Justice Neil Gorsuch was the first to suggest further proceedings could be required to determine what is an official act and what is private and thus more open to prosecution.
“What concerns me is, as you know, the court of appeals did not get into a focused consideration of what acts we’re talking about or what documents we’re talking about,” Chief Justice John Roberts said.
Sotomayor pressed back on the notion of remanding the case, arguing that even in the instances of acts that could be considered official, they came in the context of Trump pushing forward in his “private” intent of remaining in office despite losing the election.
‘A rule for the ages’
Justices emphasized throughout arguments that they were not only considering the immediate case involving Trump, but what these questions mean for the future of the country.

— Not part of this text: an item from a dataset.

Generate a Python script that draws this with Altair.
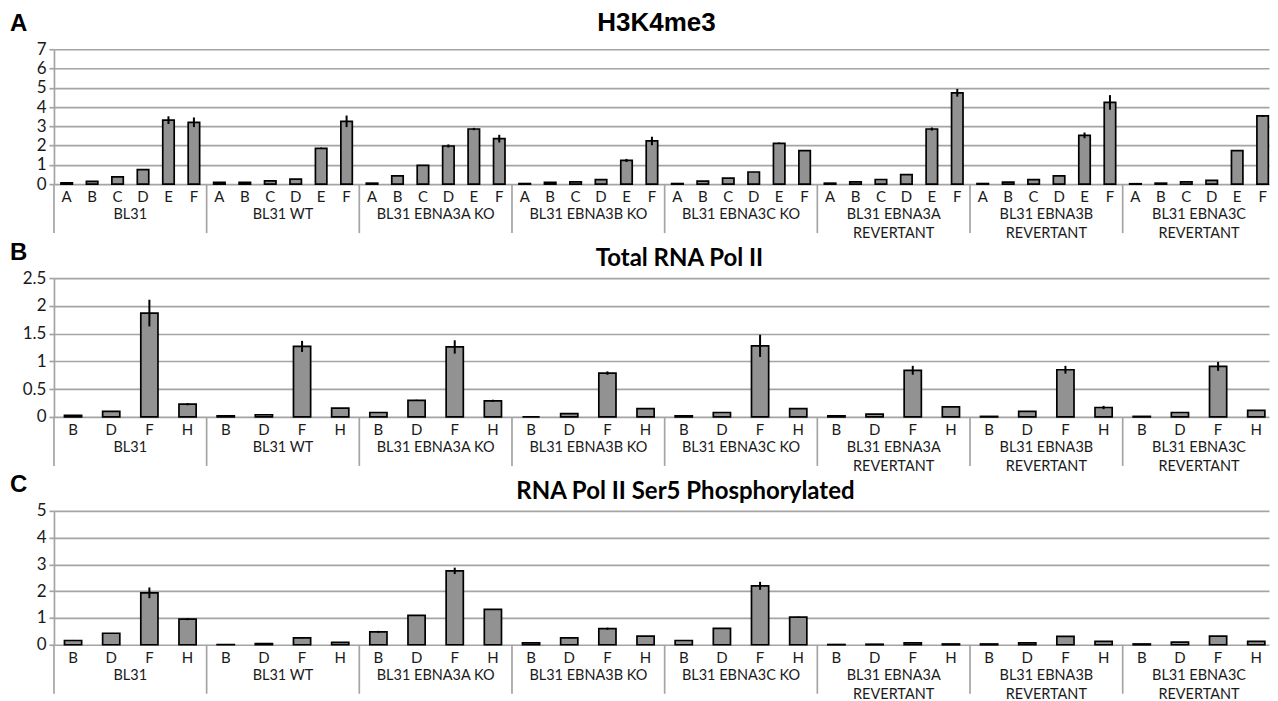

“We’re writing a rule for the ages,” Gorsuch said.
Justice Samuel Alito noted whatever that the high court decides “is going to apply to all future presidents.”
The criminal immunity question is a novel one, as Trump is the first president (current or former) to be criminally charged.
The closest a former commander-in-chief came was President Richard Nixon, who resigned in 1974 rather than be impeached and was later pardoned by his successor — which was mentioned by the justices during Thursday’s hearing.
The justices grappled with that unprecedented nature and what it would mean for a president to have too much or too little protection for any actions taken while in office, including perpetually controversial decisions like those amid war or when addressing national security.
“If the potential for criminal liability is taken off the table, wouldn’t there be a significant risk that future presidents would be emboldened to commit crimes with abandon while they’re in office?” Justice Ketanji Brown Jackson said.
But Sauer indicated that such problems hadn’t occurred so far.
“I respectfully disagree with that because the regime you described is the regime we operated under for 234 years,” he said.